Fact or Fiction #2 – “17, 22, 47, 8” Part 1
This is what was going through my mind at the time. “I’m a big fat fraud and now I’m going to get shot”. I woke up this morning in Nicaragua. A beautiful country, great coffee, lovely ladies and if you don’t mind the gunfire and guerrillas (I don’t mean the ape-kind) possibly a good place to retire. It is not however a place I want to be buried, at least not today…
Little less then 18 months ago, I was delivering balloon bouquets on roller skates, dressed like a gorilla (the ape-kind). No lie – I was a roller skating gorilla making a plump $15 dollars a delivery – plus tips. On Valentines Day, I could bring in a cool $400… cash. Everyone loves a singing (did I mention singing?) roller skating gorilla. Bachelorette parties were the best (as far as tips and overall experience), but I did birthdays, anniversaries, office parties… you name it. The funny part of that experience… not once did I think I was a fraud.
When it came time to get serious about “life”, I had a few decisions to make. As lucrative as Bachelorette parties could be, I wasn’t going to make a career out of it. I had plans… big plans. Medical School was something I always wanted, but four years of medical school, plus internship, plus specializing (that’s where the money is) all seemed a bit – cumbersome. Perhaps I could serve in the Military for four years (something simple and safe) and get that “Free Education” they have been advertising.
As a side note: I know that Time-Travel will not be realized in my lifetime. For if it was – I would have gone back in time and kicked myself in the teeth at that very moment. But, alas… I did not.
How I got here (back in Nicaragua) all seems like a dream (in the hazy “what the hell was that all about” way and not in the “romance novel” way). It was entirely my own fault, as I attempted to be smarter then the system.

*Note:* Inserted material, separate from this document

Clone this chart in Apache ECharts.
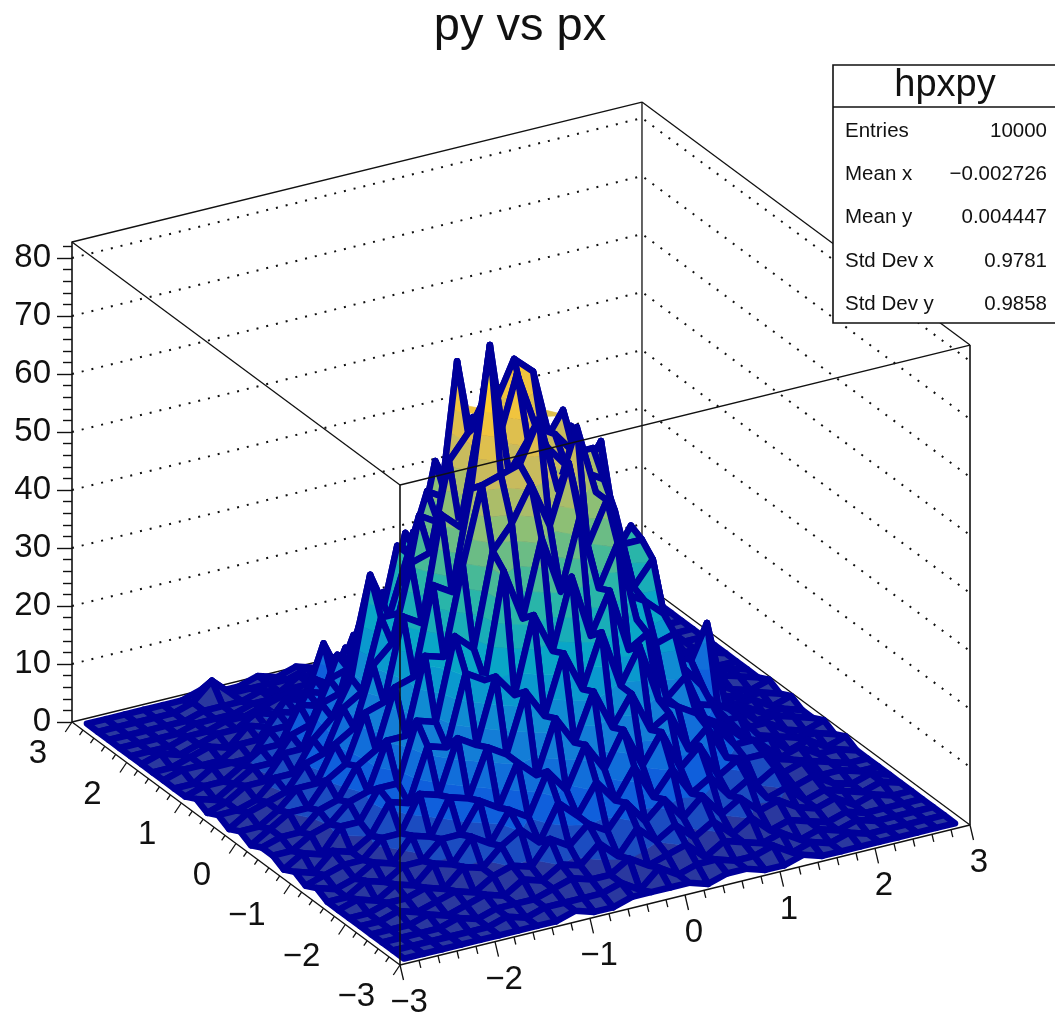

Raw recruits stand in line, heel to toe, waiting to have their eyes examined… Although I’m staring at the scare in the back of some bald kids head, I hear far in the front of the line, “17, 22, 47, 8”. Then again, repeating time after time, “17, 22, 47, 8”. I finally realized as I approached a small table, there was a book opened to four images of dots. These dots were in the form of a circle – a non-descript circle of dots. This was a test… a test for colorblindness… something that I have an abundance of.
So now I was prepared to explain to the Officer behind the desk that my Grandfather was colorblind. That colorblindness was something that was passed down, through my mother’s side. I was going to explain how it really never impacted me much, as I have learned to tell shades of grays apart, and besides matching my wardrobe (which wouldn’t be a problem for the next four years thanks to Fatigues) I was perfectly capable of handling anything the military could throw at me. But I never said any of those things… without thought or deliberation I looked down at the book and said, “17, 22, 47, 8”, and moved on.